Here's a great website that explains different kinds of barking (you need to figure out why she's barking), and how to train against them: http://www.wagntrain.com/barking.htm

I trust Stacy implicitly as she is the one who taught me to train Tucker, who was my search dog and I used those techniques to train Jimmy, but current dog. Both were "soft" (not dominate at all) and very fearful as puppies. They ended up confident and secure dogs.

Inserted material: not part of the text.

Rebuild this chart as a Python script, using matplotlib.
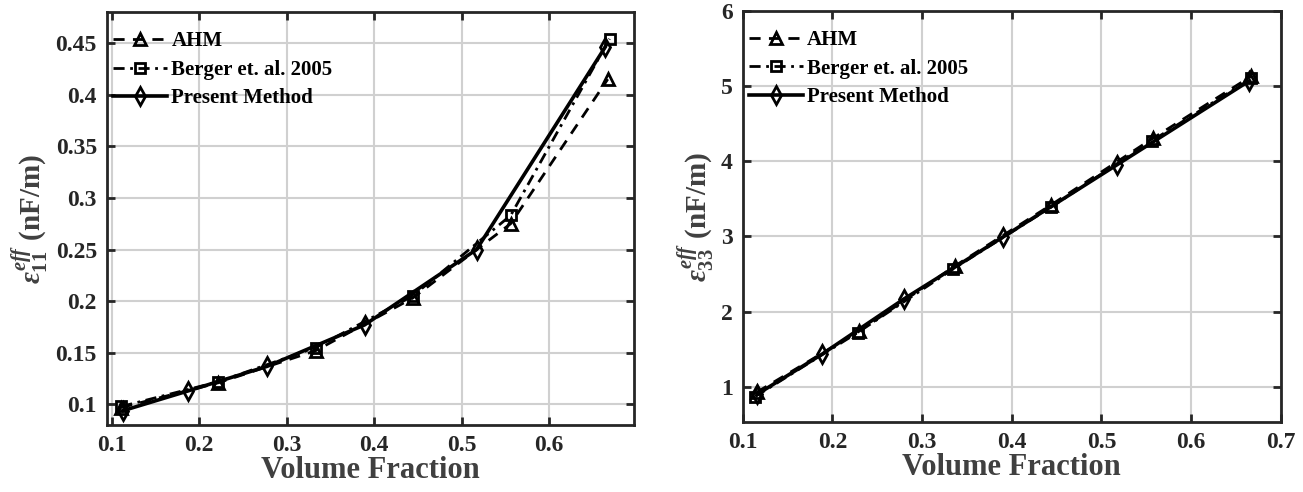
import matplotlib
matplotlib.use("Agg")
import matplotlib.pyplot as plt

# ---- data ----
x_ahm = [0.111, 0.222, 0.333, 0.444, 0.556, 0.667]
x_berger = [0.111, 0.222, 0.333, 0.444, 0.556, 0.669]
x_present = [0.113, 0.187, 0.278, 0.389, 0.517, 0.664]

e11_ahm = [0.097, 0.121, 0.152, 0.203, 0.275, 0.415]
e11_berger = [0.098, 0.122, 0.155, 0.205, 0.283, 0.454]
e11_present = [0.094, 0.113, 0.137, 0.177, 0.250, 0.446]

x_ahm33 = [0.116, 0.230, 0.337, 0.444, 0.558, 0.667]
x_berger33 = [0.114, 0.228, 0.335, 0.444, 0.556, 0.667]
x_present33 = [0.116, 0.188, 0.280, 0.390, 0.517, 0.665]
e33_ahm = [0.93, 1.74, 2.61, 3.42, 4.31, 5.13]
e33_berger = [0.87, 1.72, 2.57, 3.39, 4.27, 5.10]
e33_present = [0.90, 1.43, 2.17, 2.99, 3.95, 5.07]

labels = ["AHM", "Berger et. al. 2005", "Present Method"]
xticks = [0.1, 0.2, 0.3, 0.4, 0.5, 0.6, 0.7]
yticks_l = [0.1, 0.15, 0.2, 0.25, 0.3, 0.35, 0.4, 0.45]
yticks_r = [1, 2, 3, 4, 5, 6]

plt.rcParams['font.family'] = ['Liberation Serif', 'DejaVu Serif']
plt.rcParams['font.weight'] = 'bold'
plt.rcParams['mathtext.fontset'] = 'custom'
plt.rcParams['mathtext.rm'] = 'Liberation Serif:bold'
plt.rcParams['mathtext.it'] = 'Liberation Serif:bold:italic'
plt.rcParams['mathtext.bf'] = 'Liberation Serif:bold'

fig = plt.figure(figsize=(13.03, 4.92), dpi=100)
axL = fig.add_axes([0.0819, 0.136, 0.4047, 0.8396])
axR = fig.add_axes([0.570, 0.142, 0.413, 0.836])

def style(ax):
    for s in ax.spines.values():
        s.set_linewidth(2.0)
        s.set_color('#262626')
    ax.grid(True, color='#d0d0d0', linewidth=1.5)
    ax.set_axisbelow(True)
    ax.tick_params(direction='in', length=6, width=2, color='#262626',
                   top=True, right=True, labelsize=17, pad=7)
    for lab in ax.get_xticklabels() + ax.get_yticklabels():
        lab.set_fontweight('bold')
        lab.set_color('#262626')

def draw(ax, xa, ya, xb, yb, xp, yp):
    ax.plot(xa, ya, color='black', linestyle=(0, (4, 3)), linewidth=2,
            marker='^', markersize=8, markerfacecolor='none', markeredgewidth=2, label=labels[0])
    ax.plot(xb, yb, color='black', linestyle=(0, (4, 2, 1, 2)), linewidth=2,
            marker='s', markersize=6.5, markerfacecolor='none', markeredgewidth=2, label=labels[1])
    ax.plot(xp, yp, color='black', linestyle='-', linewidth=2.6,
            marker='d', markersize=9, markerfacecolor='none', markeredgewidth=2, label=labels[2])
    leg = ax.legend(loc='upper left', frameon=False, fontsize=15, handlelength=2.6,
                    handletextpad=0.2, borderaxespad=0.0, borderpad=0.3, labelspacing=0.4,
                    bbox_to_anchor=(0.0, 0.968))
    for t in leg.get_texts():
        t.set_fontweight('bold')

draw(axL, x_ahm, e11_ahm, x_berger, e11_berger, x_present, e11_present)
axL.set_xlim(0.0943, 0.697)
axL.set_ylim(0.08, 0.48)
axL.set_xticks(xticks[:-1])
axL.set_xticklabels([f"{v:g}" for v in xticks[:-1]])
axL.set_yticks(yticks_l)
axL.set_yticklabels([f"{v:g}" for v in yticks_l])
axL.set_xlabel("Volume Fraction", fontsize=22, fontweight='bold', color='#404040', labelpad=0)
axL.set_ylabel(r"$\epsilon_{11}^{eff}$ (nF/m)", fontsize=21, fontweight='bold', color='#404040', labelpad=4)
style(axL)

draw(axR, x_ahm33, e33_ahm, x_berger33, e33_berger, x_present33, e33_present)
axR.set_xlim(0.1, 0.7)
axR.set_ylim(0.53, 6)
axR.set_xticks(xticks)
axR.set_xticklabels([f"{v:g}" for v in xticks])
axR.set_yticks(yticks_r)
axR.set_yticklabels([f"{v:g}" for v in yticks_r])
axR.set_xlabel("Volume Fraction", fontsize=22, fontweight='bold', color='#404040', labelpad=0)
axR.set_ylabel(r"$\epsilon_{33}^{eff}$ (nF/m)", fontsize=21, fontweight='bold', color='#404040', labelpad=4)
style(axR)

fig.savefig("out.png", dpi=100)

I wanted to comment on the treating... I kind of look at a human, dog relationship as that of a boss to an employee. The boss wants to get the most work out of the employee as possible. She can do it many different ways, and actually each employee is a little different, too, so figuring out what works best for each employee is also her job. I think we have all had good bosses and bad bosses, and I'll bet that each and every good boss used positive reinforcement (praise, bonuses, lunches out - whatever worked best to get you motivated to work) and the worst ones used negative reinforcment (more hours, lectures, micromanaging...). Think about which one you would rather work for... Of course there will be times when you may have to shake a can or squirt water at your pup (or your good boss may have to sit down with you and have a talk if you did not perform up to expectations), but the over all experience is a good one. Dogs are not that different - they are more willing to work harder for positive things and for most dogs, there is nothing more positive than food. You may want to cut back her meals a little to make up for the treats (so she doesn't pork out), but that's easy enough to do. (Some trainers suggest you make the dog work for every bite - if she's really fearful you may find that works better as it will help her get more training - it's the Nothing In Life is Free or NILF approach - there's all sorts of info on the web - but it does make a dog, especially a more stubborn dog, more biddable. It IS a lot of work, though).